EXERCISE:
Restate the data word for word and leave the images out.

MATERIAL:
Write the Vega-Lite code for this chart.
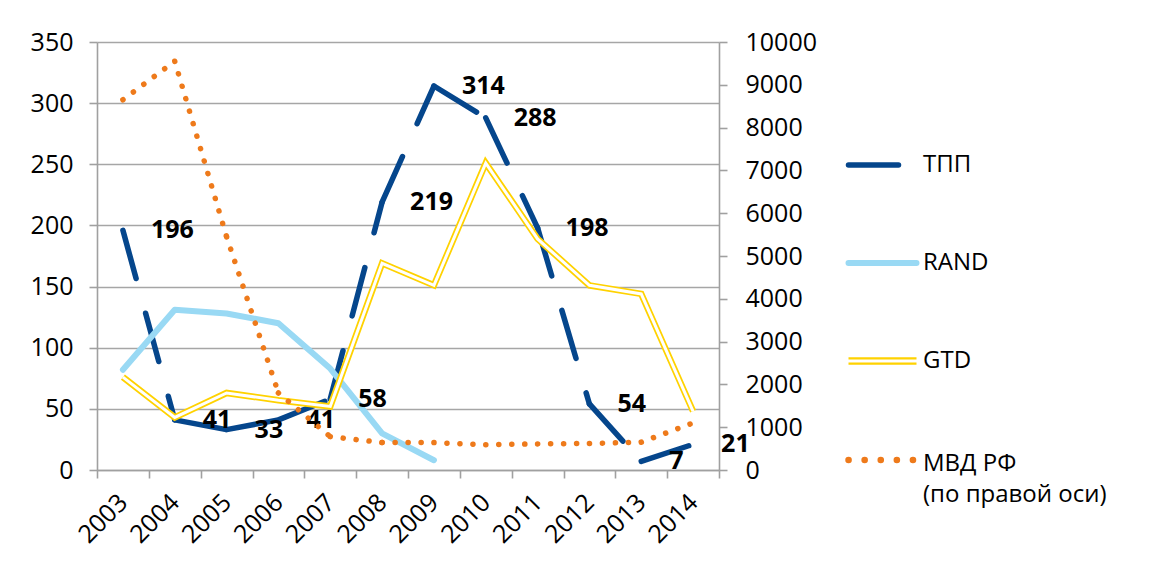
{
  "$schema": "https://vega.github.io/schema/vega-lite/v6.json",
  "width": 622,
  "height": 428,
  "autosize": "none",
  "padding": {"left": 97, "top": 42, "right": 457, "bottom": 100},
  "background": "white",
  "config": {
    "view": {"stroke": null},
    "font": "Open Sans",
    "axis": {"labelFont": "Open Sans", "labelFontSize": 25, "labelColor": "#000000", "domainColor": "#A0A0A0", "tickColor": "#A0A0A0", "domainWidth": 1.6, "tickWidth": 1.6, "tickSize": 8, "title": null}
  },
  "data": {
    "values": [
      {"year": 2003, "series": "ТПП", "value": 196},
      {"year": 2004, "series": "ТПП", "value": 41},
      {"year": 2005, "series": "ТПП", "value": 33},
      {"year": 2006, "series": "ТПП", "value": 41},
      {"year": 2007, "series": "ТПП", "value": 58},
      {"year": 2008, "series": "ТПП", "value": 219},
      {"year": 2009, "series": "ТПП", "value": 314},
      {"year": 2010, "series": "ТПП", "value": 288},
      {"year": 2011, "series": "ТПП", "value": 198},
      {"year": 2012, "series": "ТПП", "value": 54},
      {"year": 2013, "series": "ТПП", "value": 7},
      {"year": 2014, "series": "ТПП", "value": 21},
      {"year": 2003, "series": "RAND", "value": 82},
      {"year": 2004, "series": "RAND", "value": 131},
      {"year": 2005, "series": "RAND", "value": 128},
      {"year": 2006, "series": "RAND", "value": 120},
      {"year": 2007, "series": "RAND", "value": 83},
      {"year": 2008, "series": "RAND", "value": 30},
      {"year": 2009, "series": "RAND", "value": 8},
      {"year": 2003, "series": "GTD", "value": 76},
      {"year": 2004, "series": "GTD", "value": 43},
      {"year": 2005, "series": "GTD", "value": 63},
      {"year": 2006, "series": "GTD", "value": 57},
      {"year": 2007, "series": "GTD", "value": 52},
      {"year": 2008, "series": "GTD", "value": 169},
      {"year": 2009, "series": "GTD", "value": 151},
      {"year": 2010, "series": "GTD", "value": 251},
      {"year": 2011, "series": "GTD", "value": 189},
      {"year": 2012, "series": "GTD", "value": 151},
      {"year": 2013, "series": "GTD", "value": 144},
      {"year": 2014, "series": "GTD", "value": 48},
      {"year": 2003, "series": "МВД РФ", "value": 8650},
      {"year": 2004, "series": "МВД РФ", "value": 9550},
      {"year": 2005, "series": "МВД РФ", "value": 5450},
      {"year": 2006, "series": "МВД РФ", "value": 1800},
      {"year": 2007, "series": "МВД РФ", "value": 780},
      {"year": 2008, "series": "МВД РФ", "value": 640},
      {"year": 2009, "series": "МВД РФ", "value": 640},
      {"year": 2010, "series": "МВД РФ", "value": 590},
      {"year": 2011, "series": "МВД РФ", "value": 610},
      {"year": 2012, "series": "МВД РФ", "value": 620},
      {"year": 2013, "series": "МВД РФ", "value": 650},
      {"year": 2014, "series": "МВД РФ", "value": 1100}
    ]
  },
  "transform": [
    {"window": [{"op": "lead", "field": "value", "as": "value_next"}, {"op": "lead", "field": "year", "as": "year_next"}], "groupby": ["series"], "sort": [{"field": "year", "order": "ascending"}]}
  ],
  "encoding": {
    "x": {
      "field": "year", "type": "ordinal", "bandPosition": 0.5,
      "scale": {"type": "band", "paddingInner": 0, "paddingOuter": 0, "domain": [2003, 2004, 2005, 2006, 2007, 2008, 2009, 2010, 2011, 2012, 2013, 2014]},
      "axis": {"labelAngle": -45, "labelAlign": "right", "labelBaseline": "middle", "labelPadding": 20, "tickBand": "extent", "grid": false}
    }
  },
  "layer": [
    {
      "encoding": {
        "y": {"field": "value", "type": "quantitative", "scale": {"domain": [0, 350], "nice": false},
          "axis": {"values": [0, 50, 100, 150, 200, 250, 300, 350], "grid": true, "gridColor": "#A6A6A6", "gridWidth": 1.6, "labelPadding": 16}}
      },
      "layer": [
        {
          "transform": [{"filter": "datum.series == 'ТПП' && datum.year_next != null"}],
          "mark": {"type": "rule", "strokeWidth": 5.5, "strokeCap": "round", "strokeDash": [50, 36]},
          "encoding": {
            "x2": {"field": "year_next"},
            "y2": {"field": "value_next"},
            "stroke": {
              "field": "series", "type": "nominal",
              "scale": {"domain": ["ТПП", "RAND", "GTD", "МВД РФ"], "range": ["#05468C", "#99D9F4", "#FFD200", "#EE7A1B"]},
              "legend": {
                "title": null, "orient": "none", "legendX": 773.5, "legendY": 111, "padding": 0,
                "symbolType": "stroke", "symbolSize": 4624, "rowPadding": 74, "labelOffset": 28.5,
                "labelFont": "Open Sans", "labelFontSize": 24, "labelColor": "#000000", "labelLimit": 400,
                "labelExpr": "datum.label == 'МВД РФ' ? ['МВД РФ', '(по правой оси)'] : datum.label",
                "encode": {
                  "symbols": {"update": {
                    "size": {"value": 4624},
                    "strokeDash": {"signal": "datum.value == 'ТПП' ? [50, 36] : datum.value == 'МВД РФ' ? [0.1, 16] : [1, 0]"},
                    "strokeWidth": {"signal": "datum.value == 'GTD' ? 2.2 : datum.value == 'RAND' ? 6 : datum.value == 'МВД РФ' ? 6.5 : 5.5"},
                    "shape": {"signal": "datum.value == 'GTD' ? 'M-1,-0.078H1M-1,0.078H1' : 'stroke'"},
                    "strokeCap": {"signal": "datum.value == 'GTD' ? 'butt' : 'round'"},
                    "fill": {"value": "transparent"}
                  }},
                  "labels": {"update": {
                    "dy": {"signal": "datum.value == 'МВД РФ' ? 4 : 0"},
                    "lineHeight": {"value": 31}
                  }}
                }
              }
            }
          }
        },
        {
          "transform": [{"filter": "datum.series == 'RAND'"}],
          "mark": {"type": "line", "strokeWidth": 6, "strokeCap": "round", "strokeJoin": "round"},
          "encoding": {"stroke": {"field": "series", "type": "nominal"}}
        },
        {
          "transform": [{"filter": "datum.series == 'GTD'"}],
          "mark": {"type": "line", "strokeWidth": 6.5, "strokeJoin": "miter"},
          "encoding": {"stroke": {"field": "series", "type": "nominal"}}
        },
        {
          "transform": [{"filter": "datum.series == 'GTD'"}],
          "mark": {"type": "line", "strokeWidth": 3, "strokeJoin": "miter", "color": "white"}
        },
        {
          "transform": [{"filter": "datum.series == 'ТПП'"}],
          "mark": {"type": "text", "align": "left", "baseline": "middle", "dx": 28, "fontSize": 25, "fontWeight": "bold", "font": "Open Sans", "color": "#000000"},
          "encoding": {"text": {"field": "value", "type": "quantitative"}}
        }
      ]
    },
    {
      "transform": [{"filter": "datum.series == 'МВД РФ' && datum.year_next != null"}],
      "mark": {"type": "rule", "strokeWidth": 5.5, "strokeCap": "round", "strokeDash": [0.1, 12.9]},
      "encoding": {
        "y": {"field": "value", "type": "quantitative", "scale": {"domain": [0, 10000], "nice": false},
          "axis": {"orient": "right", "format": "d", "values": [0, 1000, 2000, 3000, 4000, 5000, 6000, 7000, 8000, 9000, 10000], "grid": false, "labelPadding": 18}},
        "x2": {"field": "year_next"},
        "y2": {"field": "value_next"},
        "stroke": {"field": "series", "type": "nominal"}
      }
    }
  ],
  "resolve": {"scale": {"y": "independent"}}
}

WRITTEN REPLY:
Write the Vega-Lite code for this chart.
{
  "$schema": "https://vega.github.io/schema/vega-lite/v6.json",
  "width": 622,
  "height": 428,
  "autosize": "none",
  "padding": {"left": 97, "top": 42, "right": 457, "bottom": 100},
  "background": "white",
  "config": {
    "view": {"stroke": null},
    "font": "Open Sans",
    "axis": {"labelFont": "Open Sans", "labelFontSize": 25, "labelColor": "#000000", "domainColor": "#A0A0A0", "tickColor": "#A0A0A0", "domainWidth": 1.6, "tickWidth": 1.6, "tickSize": 8, "title": null}
  },
  "data": {
    "values": [
      {"year": 2003, "series": "ТПП", "value": 196},
      {"year": 2004, "series": "ТПП", "value": 41},
      {"year": 2005, "series": "ТПП", "value": 33},
      {"year": 2006, "series": "ТПП", "value": 41},
      {"year": 2007, "series": "ТПП", "value": 58},
      {"year": 2008, "series": "ТПП", "value": 219},
      {"year": 2009, "series": "ТПП", "value": 314},
      {"year": 2010, "series": "ТПП", "value": 288},
      {"year": 2011, "series": "ТПП", "value": 198},
      {"year": 2012, "series": "ТПП", "value": 54},
      {"year": 2013, "series": "ТПП", "value": 7},
      {"year": 2014, "series": "ТПП", "value": 21},
      {"year": 2003, "series": "RAND", "value": 82},
      {"year": 2004, "series": "RAND", "value": 131},
      {"year": 2005, "series": "RAND", "value": 128},
      {"year": 2006, "series": "RAND", "value": 120},
      {"year": 2007, "series": "RAND", "value": 83},
      {"year": 2008, "series": "RAND", "value": 30},
      {"year": 2009, "series": "RAND", "value": 8},
      {"year": 2003, "series": "GTD", "value": 76},
      {"year": 2004, "series": "GTD", "value": 43},
      {"year": 2005, "series": "GTD", "value": 63},
      {"year": 2006, "series": "GTD", "value": 57},
      {"year": 2007, "series": "GTD", "value": 52},
      {"year": 2008, "series": "GTD", "value": 169},
      {"year": 2009, "series": "GTD", "value": 151},
      {"year": 2010, "series": "GTD", "value": 251},
      {"year": 2011, "series": "GTD", "value": 189},
      {"year": 2012, "series": "GTD", "value": 151},
      {"year": 2013, "series": "GTD", "value": 144},
      {"year": 2014, "series": "GTD", "value": 48},
      {"year": 2003, "series": "МВД РФ", "value": 8650},
      {"year": 2004, "series": "МВД РФ", "value": 9550},
      {"year": 2005, "series": "МВД РФ", "value": 5450},
      {"year": 2006, "series": "МВД РФ", "value": 1800},
      {"year": 2007, "series": "МВД РФ", "value": 780},
      {"year": 2008, "series": "МВД РФ", "value": 640},
      {"year": 2009, "series": "МВД РФ", "value": 640},
      {"year": 2010, "series": "МВД РФ", "value": 590},
      {"year": 2011, "series": "МВД РФ", "value": 610},
      {"year": 2012, "series": "МВД РФ", "value": 620},
      {"year": 2013, "series": "МВД РФ", "value": 650},
      {"year": 2014, "series": "МВД РФ", "value": 1100}
    ]
  },
  "transform": [
    {"window": [{"op": "lead", "field": "value", "as": "value_next"}, {"op": "lead", "field": "year", "as": "year_next"}], "groupby": ["series"], "sort": [{"field": "year", "order": "ascending"}]}
  ],
  "encoding": {
    "x": {
      "field": "year", "type": "ordinal", "bandPosition": 0.5,
      "scale": {"type": "band", "paddingInner": 0, "paddingOuter": 0, "domain": [2003, 2004, 2005, 2006, 2007, 2008, 2009, 2010, 2011, 2012, 2013, 2014]},
      "axis": {"labelAngle": -45, "labelAlign": "right", "labelBaseline": "middle", "labelPadding": 20, "tickBand": "extent", "grid": false}
    }
  },
  "layer": [
    {
      "encoding": {
        "y": {"field": "value", "type": "quantitative", "scale": {"domain": [0, 350], "nice": false},
          "axis": {"values": [0, 50, 100, 150, 200, 250, 300, 350], "grid": true, "gridColor": "#A6A6A6", "gridWidth": 1.6, "labelPadding": 16}}
      },
      "layer": [
        {
          "transform": [{"filter": "datum.series == 'ТПП' && datum.year_next != null"}],
          "mark": {"type": "rule", "strokeWidth": 5.5, "strokeCap": "round", "strokeDash": [50, 36]},
          "encoding": {
            "x2": {"field": "year_next"},
            "y2": {"field": "value_next"},
            "stroke": {
              "field": "series", "type": "nominal",
              "scale": {"domain": ["ТПП", "RAND", "GTD", "МВД РФ"], "range": ["#05468C", "#99D9F4", "#FFD200", "#EE7A1B"]},
              "legend": {
                "title": null, "orient": "none", "legendX": 773.5, "legendY": 111, "padding": 0,
                "symbolType": "stroke", "symbolSize": 4624, "rowPadding": 74, "labelOffset": 28.5,
                "labelFont": "Open Sans", "labelFontSize": 24, "labelColor": "#000000", "labelLimit": 400,
                "labelExpr": "datum.label == 'МВД РФ' ? ['МВД РФ', '(по правой оси)'] : datum.label",
                "encode": {
                  "symbols": {"update": {
                    "size": {"value": 4624},
                    "strokeDash": {"signal": "datum.value == 'ТПП' ? [50, 36] : datum.value == 'МВД РФ' ? [0.1, 16] : [1, 0]"},
                    "strokeWidth": {"signal": "datum.value == 'GTD' ? 2.2 : datum.value == 'RAND' ? 6 : datum.value == 'МВД РФ' ? 6.5 : 5.5"},
                    "shape": {"signal": "datum.value == 'GTD' ? 'M-1,-0.078H1M-1,0.078H1' : 'stroke'"},
                    "strokeCap": {"signal": "datum.value == 'GTD' ? 'butt' : 'round'"},
                    "fill": {"value": "transparent"}
                  }},
                  "labels": {"update": {
                    "dy": {"signal": "datum.value == 'МВД РФ' ? 4 : 0"},
                    "lineHeight": {"value": 31}
                  }}
                }
              }
            }
          }
        },
        {
          "transform": [{"filter": "datum.series == 'RAND'"}],
          "mark": {"type": "line", "strokeWidth": 6, "strokeCap": "round", "strokeJoin": "round"},
          "encoding": {"stroke": {"field": "series", "type": "nominal"}}
        },
        {
          "transform": [{"filter": "datum.series == 'GTD'"}],
          "mark": {"type": "line", "strokeWidth": 6.5, "strokeJoin": "miter"},
          "encoding": {"stroke": {"field": "series", "type": "nominal"}}
        },
        {
          "transform": [{"filter": "datum.series == 'GTD'"}],
          "mark": {"type": "line", "strokeWidth": 3, "strokeJoin": "miter", "color": "white"}
        },
        {
          "transform": [{"filter": "datum.series == 'ТПП'"}],
          "mark": {"type": "text", "align": "left", "baseline": "middle", "dx": 28, "fontSize": 25, "fontWeight": "bold", "font": "Open Sans", "color": "#000000"},
          "encoding": {"text": {"field": "value", "type": "quantitative"}}
        }
      ]
    },
    {
      "transform": [{"filter": "datum.series == 'МВД РФ' && datum.year_next != null"}],
      "mark": {"type": "rule", "strokeWidth": 5.5, "strokeCap": "round", "strokeDash": [0.1, 12.9]},
      "encoding": {
        "y": {"field": "value", "type": "quantitative", "scale": {"domain": [0, 10000], "nice": false},
          "axis": {"orient": "right", "format": "d", "values": [0, 1000, 2000, 3000, 4000, 5000, 6000, 7000, 8000, 9000, 10000], "grid": false, "labelPadding": 18}},
        "x2": {"field": "year_next"},
        "y2": {"field": "value_next"},
        "stroke": {"field": "series", "type": "nominal"}
      }
    }
  ],
  "resolve": {"scale": {"y": "independent"}}
}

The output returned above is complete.